Dataset rows
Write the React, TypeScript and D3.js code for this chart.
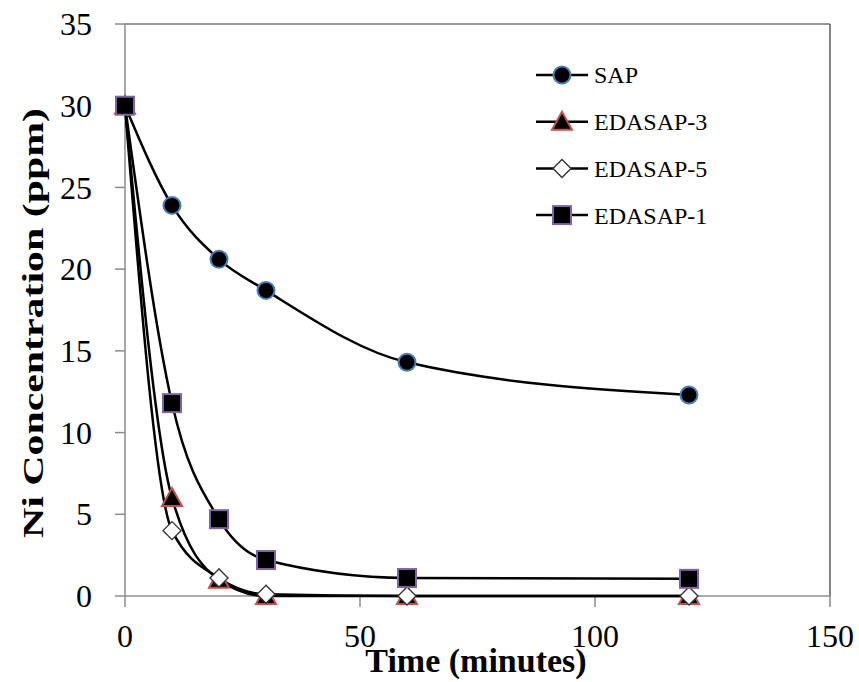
import React from "react";
import * as d3 from "d3";

const times = [0, 10, 20, 30, 60, 120];
const sap = [30, 23.9, 20.6, 18.7, 14.3, 12.3];
const edasap3 = [30, 6.0, 1.0, 0, 0, 0];
const edasap5 = [30, 4.0, 1.1, 0.1, 0, 0];
const edasap1 = [30, 11.8, 4.7, 2.2, 1.1, 1.05];

const xTicks = [0, 50, 100, 150];
const yTicks = [0, 5, 10, 15, 20, 25, 30, 35];

const W = 859;
const H = 682;
const FONT = "Liberation Serif, Times New Roman, serif";

const series = [
  { name: "SAP", values: sap, shape: "circle" },
  { name: "EDASAP-3", values: edasap3, shape: "triangle" },
  { name: "EDASAP-5", values: edasap5, shape: "diamond" },
  { name: "EDASAP-1", values: edasap1, shape: "square" },
];

function Marker({ shape, x, y }: { shape: string; x: number; y: number }) {
  if (shape === "circle")
    return <circle cx={x} cy={y} r={8.5} fill="#000" stroke="#4a7ebb" strokeWidth={2} />;
  if (shape === "square")
    return <rect x={x - 9} y={y - 9} width={18} height={18} fill="#000" stroke="#8064a2" strokeWidth={2} />;
  if (shape === "triangle") {
    const p = d3.path();
    p.moveTo(x, y - 10);
    p.lineTo(x + 10, y + 8);
    p.lineTo(x - 10, y + 8);
    p.closePath();
    return <path d={p.toString()} fill="#000" stroke="#c0504d" strokeWidth={2} />;
  }
  const p = d3.path();
  p.moveTo(x, y - 9);
  p.lineTo(x + 9, y);
  p.lineTo(x, y + 9);
  p.lineTo(x - 9, y);
  p.closePath();
  return <path d={p.toString()} fill="#fff" stroke="#333" strokeWidth={1.4} />;
}

export default function App() {
  const x = d3.scaleLinear().domain([0, 150]).range([125, 830]);
  const y = d3.scaleLinear().domain([0, 35]).range([596, 24]);
  const line = d3
    .line<number>()
    .x((_, i) => x(times[i]))
    .y((d) => y(d))
    .curve(d3.curveMonotoneX);

  return (
    <svg width={W} height={H} style={{ position: "absolute", left: 0, top: 0, fontFamily: FONT }}>
      <rect width={W} height={H} fill="#fff" />
      {/* frame */}
      <line x1={x(0)} x2={x(150)} y1={y(35)} y2={y(35)} stroke="#333" strokeWidth={1.2} />
      <line x1={x(150)} x2={x(150)} y1={y(35)} y2={y(0)} stroke="#333" strokeWidth={1.2} />
      <line x1={x(0)} x2={x(0)} y1={y(35)} y2={y(0)} stroke="#8c8c8c" strokeWidth={1.5} />
      <line x1={x(0)} x2={x(150)} y1={y(0)} y2={y(0)} stroke="#8c8c8c" strokeWidth={1.5} />
      {yTicks.map((t) => (
        <g key={"y" + t}>
          <line x1={x(0) - 10} x2={x(0)} y1={y(t)} y2={y(t)} stroke="#8c8c8c" strokeWidth={1.5} />
          <text x={92} y={y(t)} dy="0.35em" textAnchor="end" fontSize={32} fill="#000">
            {t}
          </text>
        </g>
      ))}
      {xTicks.map((t) => (
        <g key={"x" + t}>
          <line x1={x(t)} x2={x(t)} y1={y(0)} y2={y(0) + 11} stroke="#8c8c8c" strokeWidth={1.5} />
          <text x={x(t)} y={647} textAnchor="middle" fontSize={32} fill="#000">
            {t}
          </text>
        </g>
      ))}
      {series.map((s) => (
        <path key={s.name} d={line(s.values) || ""} fill="none" stroke="#000" strokeWidth={2.5} />
      ))}
      {series.map((s) =>
        s.values.map((v, i) => <Marker key={s.name + i} shape={s.shape} x={x(times[i])} y={y(v)} />)
      )}
      {/* legend */}
      {series.map((s, i) => {
        const ly = 75 + i * 46.7;
        return (
          <g key={"leg" + s.name}>
            <line x1={536} x2={588} y1={ly} y2={ly} stroke="#000" strokeWidth={2.5} />
            <Marker shape={s.shape} x={562} y={ly} />
            <text x={594} y={ly} dy="0.35em" fontSize={24} fill="#000">
              {s.name}
            </text>
          </g>
        );
      })}
      <text x={476} y={672} textAnchor="middle" fontSize={34} fontWeight="bold" fill="#000">
        Time (minutes)
      </text>
      <text
        transform={`translate(43,323) rotate(-90)`}
        textAnchor="middle"
        fontSize={30}
        fontWeight="bold"
        fill="#000"
        textLength={430}
        lengthAdjust="spacingAndGlyphs"
      >
        Ni Concentration (ppm)
      </text>
    </svg>
  );
}
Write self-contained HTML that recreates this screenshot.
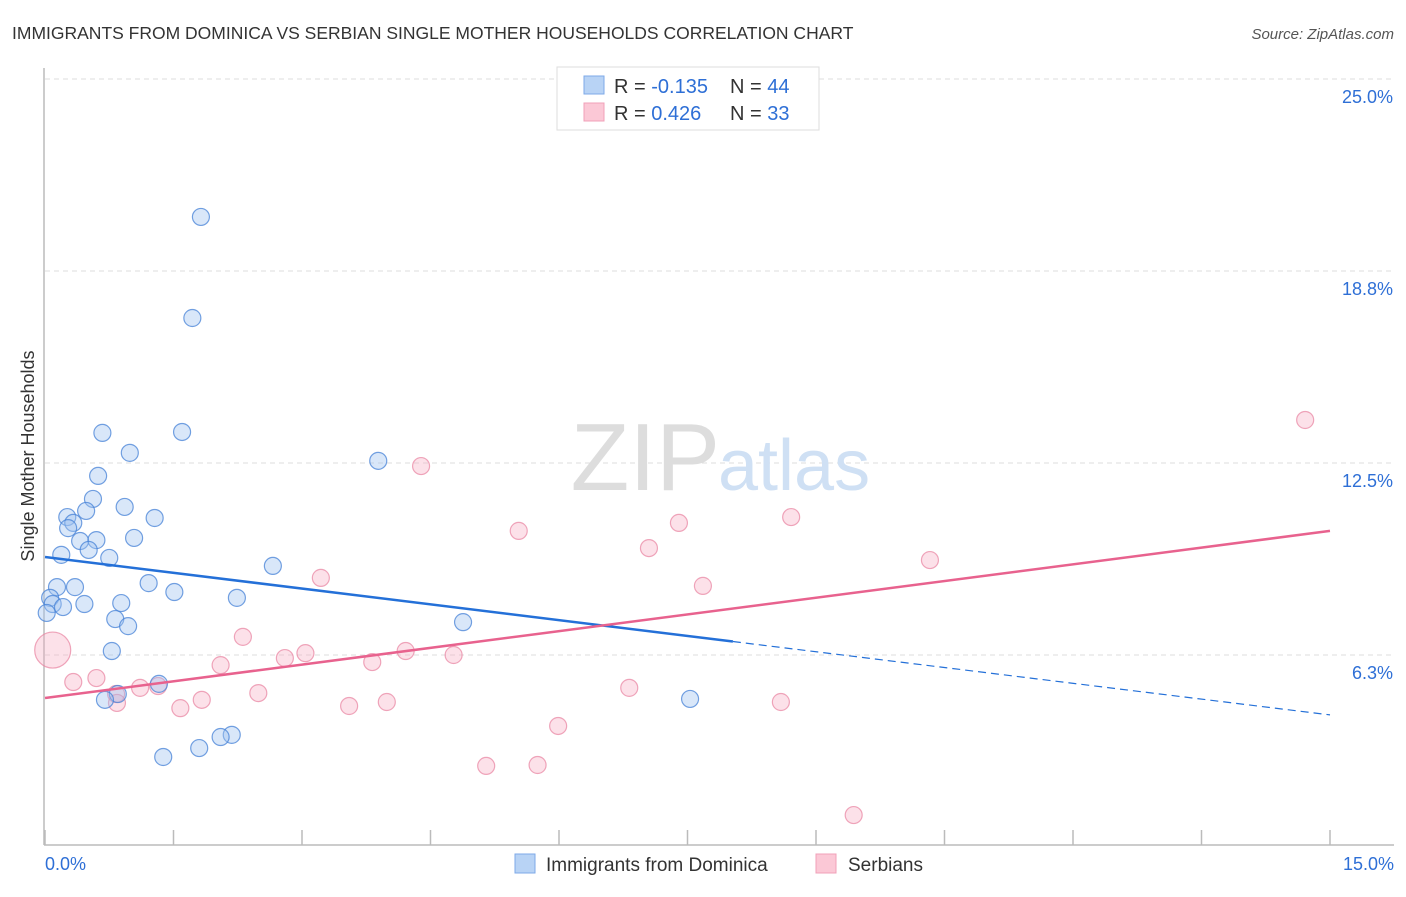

### Objective:
Copy out the listing exactly as it stands, but not the pictures.

### Written answer:
Write the React, TypeScript and D3.js code for this chart.
import React from "react";
import * as d3 from "d3";

const times = [0, 10, 20, 30, 60, 120];
const sap = [30, 23.9, 20.6, 18.7, 14.3, 12.3];
const edasap3 = [30, 6.0, 1.0, 0, 0, 0];
const edasap5 = [30, 4.0, 1.1, 0.1, 0, 0];
const edasap1 = [30, 11.8, 4.7, 2.2, 1.1, 1.05];

const xTicks = [0, 50, 100, 150];
const yTicks = [0, 5, 10, 15, 20, 25, 30, 35];

const W = 859;
const H = 682;
const FONT = "Liberation Serif, Times New Roman, serif";

const series = [
  { name: "SAP", values: sap, shape: "circle" },
  { name: "EDASAP-3", values: edasap3, shape: "triangle" },
  { name: "EDASAP-5", values: edasap5, shape: "diamond" },
  { name: "EDASAP-1", values: edasap1, shape: "square" },
];

function Marker({ shape, x, y }: { shape: string; x: number; y: number }) {
  if (shape === "circle")
    return <circle cx={x} cy={y} r={8.5} fill="#000" stroke="#4a7ebb" strokeWidth={2} />;
  if (shape === "square")
    return <rect x={x - 9} y={y - 9} width={18} height={18} fill="#000" stroke="#8064a2" strokeWidth={2} />;
  if (shape === "triangle") {
    const p = d3.path();
    p.moveTo(x, y - 10);
    p.lineTo(x + 10, y + 8);
    p.lineTo(x - 10, y + 8);
    p.closePath();
    return <path d={p.toString()} fill="#000" stroke="#c0504d" strokeWidth={2} />;
  }
  const p = d3.path();
  p.moveTo(x, y - 9);
  p.lineTo(x + 9, y);
  p.lineTo(x, y + 9);
  p.lineTo(x - 9, y);
  p.closePath();
  return <path d={p.toString()} fill="#fff" stroke="#333" strokeWidth={1.4} />;
}

export default function App() {
  const x = d3.scaleLinear().domain([0, 150]).range([125, 830]);
  const y = d3.scaleLinear().domain([0, 35]).range([596, 24]);
  const line = d3
    .line<number>()
    .x((_, i) => x(times[i]))
    .y((d) => y(d))
    .curve(d3.curveMonotoneX);

  return (
    <svg width={W} height={H} style={{ position: "absolute", left: 0, top: 0, fontFamily: FONT }}>
      <rect width={W} height={H} fill="#fff" />
      {/* frame */}
      <line x1={x(0)} x2={x(150)} y1={y(35)} y2={y(35)} stroke="#333" strokeWidth={1.2} />
      <line x1={x(150)} x2={x(150)} y1={y(35)} y2={y(0)} stroke="#333" strokeWidth={1.2} />
      <line x1={x(0)} x2={x(0)} y1={y(35)} y2={y(0)} stroke="#8c8c8c" strokeWidth={1.5} />
      <line x1={x(0)} x2={x(150)} y1={y(0)} y2={y(0)} stroke="#8c8c8c" strokeWidth={1.5} />
      {yTicks.map((t) => (
        <g key={"y" + t}>
          <line x1={x(0) - 10} x2={x(0)} y1={y(t)} y2={y(t)} stroke="#8c8c8c" strokeWidth={1.5} />
          <text x={92} y={y(t)} dy="0.35em" textAnchor="end" fontSize={32} fill="#000">
            {t}
          </text>
        </g>
      ))}
      {xTicks.map((t) => (
        <g key={"x" + t}>
          <line x1={x(t)} x2={x(t)} y1={y(0)} y2={y(0) + 11} stroke="#8c8c8c" strokeWidth={1.5} />
          <text x={x(t)} y={647} textAnchor="middle" fontSize={32} fill="#000">
            {t}
          </text>
        </g>
      ))}
      {series.map((s) => (
        <path key={s.name} d={line(s.values) || ""} fill="none" stroke="#000" strokeWidth={2.5} />
      ))}
      {series.map((s) =>
        s.values.map((v, i) => <Marker key={s.name + i} shape={s.shape} x={x(times[i])} y={y(v)} />)
      )}
      {/* legend */}
      {series.map((s, i) => {
        const ly = 75 + i * 46.7;
        return (
          <g key={"leg" + s.name}>
            <line x1={536} x2={588} y1={ly} y2={ly} stroke="#000" strokeWidth={2.5} />
            <Marker shape={s.shape} x={562} y={ly} />
            <text x={594} y={ly} dy="0.35em" fontSize={24} fill="#000">
              {s.name}
            </text>
          </g>
        );
      })}
      <text x={476} y={672} textAnchor="middle" fontSize={34} fontWeight="bold" fill="#000">
        Time (minutes)
      </text>
      <text
        transform={`translate(43,323) rotate(-90)`}
        textAnchor="middle"
        fontSize={30}
        fontWeight="bold"
        fill="#000"
        textLength={430}
        lengthAdjust="spacingAndGlyphs"
      >
        Ni Concentration (ppm)
      </text>
    </svg>
  );
}
Write self-contained HTML that recreates this screenshot.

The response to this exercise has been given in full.